What the attackers steal after exploitation
Talos says the post-exploitation script focuses on credentials and secrets that can unlock more systems. According to the report, the attackers harvested database credentials from more than 90 percent of observed victims, private SSH keys from nearly 80 percent, plus AWS credentials, Stripe API keys, GitHub tokens, Kubernetes secrets, Docker configurations, and shell history.
The researchers say the attackers then organize stolen data through a custom web panel called NEXUS Listener. That matters because it shows this was not a smash-and-grab intrusion. The operation appears structured for repeatable credential harvesting at scale, with tooling built to collect, sort, and reuse secrets from many victims quickly.

The practical risk goes well beyond one compromised web app. A stolen database password can expose customer records. A stolen SSH key can open lateral movement paths. A live cloud credential can let attackers pivot into infrastructure, storage, and compute resources. A GitHub token can help tamper with source code or CI pipelines. Those follow-on risks flow directly from the kinds of secrets Talos says the attackers collected.
React2Shell campaign at a glance
| Item | Verified detail |
|---|---|
| Threat cluster | UAT-10608 |
| Initial access | CVE-2025-55182, also called React2Shell |
| Main target type | Vulnerable apps using React Server Components, especially Next.js App Router deployments |
| Observed victim count | 766 hosts in Talos’s view of the attacker dashboard |
| Main theft focus | Database credentials, SSH keys, cloud secrets, GitHub tokens, Stripe keys |
| Attack style | Automated scanning, exploitation, then scripted credential harvesting |
| Key management panel | NEXUS Listener |
What organizations should do now
- Patch React and Next.js immediately to the fixed versions listed in the official advisories.
- Rotate database passwords, SSH keys, cloud credentials, API keys, and GitHub tokens if a server may have been exposed before patching. This step follows directly from the types of data Talos says the attackers stole.

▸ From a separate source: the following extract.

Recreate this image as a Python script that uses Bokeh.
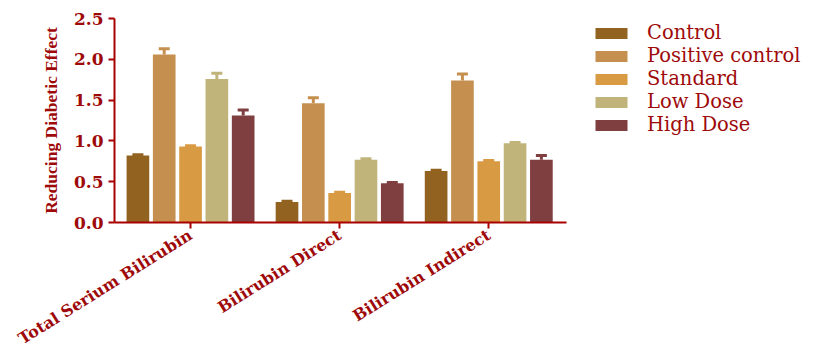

- Restrict access to cloud metadata services and review whether workloads can still pull credentials too easily from the instance environment. Google Cloud specifically published mitigation guidance after the React2Shell disclosures.
- Hunt for suspicious background scripts, unexplained outbound connections, and credential access patterns on patched hosts, because patching stops new exploitation but does not remove a foothold from previously compromised machines. This is a defensive inference supported by Talos’s post-exploitation findings.
- Treat any internet-facing Next.js app that stayed unpatched since December 2025 as high priority for review, especially if it handled payments, source code, or cloud administration.
FAQ
React2Shell is the name commonly used for CVE-2025-55182, a pre-authentication remote code execution bug in React Server Components. React said the issue comes from unsafe deserialization of payloads sent to Server Function endpoints.
The root issue came from React Server Components, but Next.js apps using the affected components were exposed downstream. Vercel tracked the Next.js impact separately under CVE-2025-66478 before marking it as downstream to the upstream React flaw.
Cisco Talos said it observed 766 compromised hosts through the attackers’ NEXUS Listener dashboard in a 24-hour window. That supports the “700+” figure, but it should be read as an observed slice of the operation, not a guaranteed full total of every victim worldwide.
Talos says the attackers stole database credentials, SSH private keys, AWS credentials, Stripe keys, GitHub tokens, Kubernetes secrets, Docker configurations, and other valuable secrets from compromised hosts.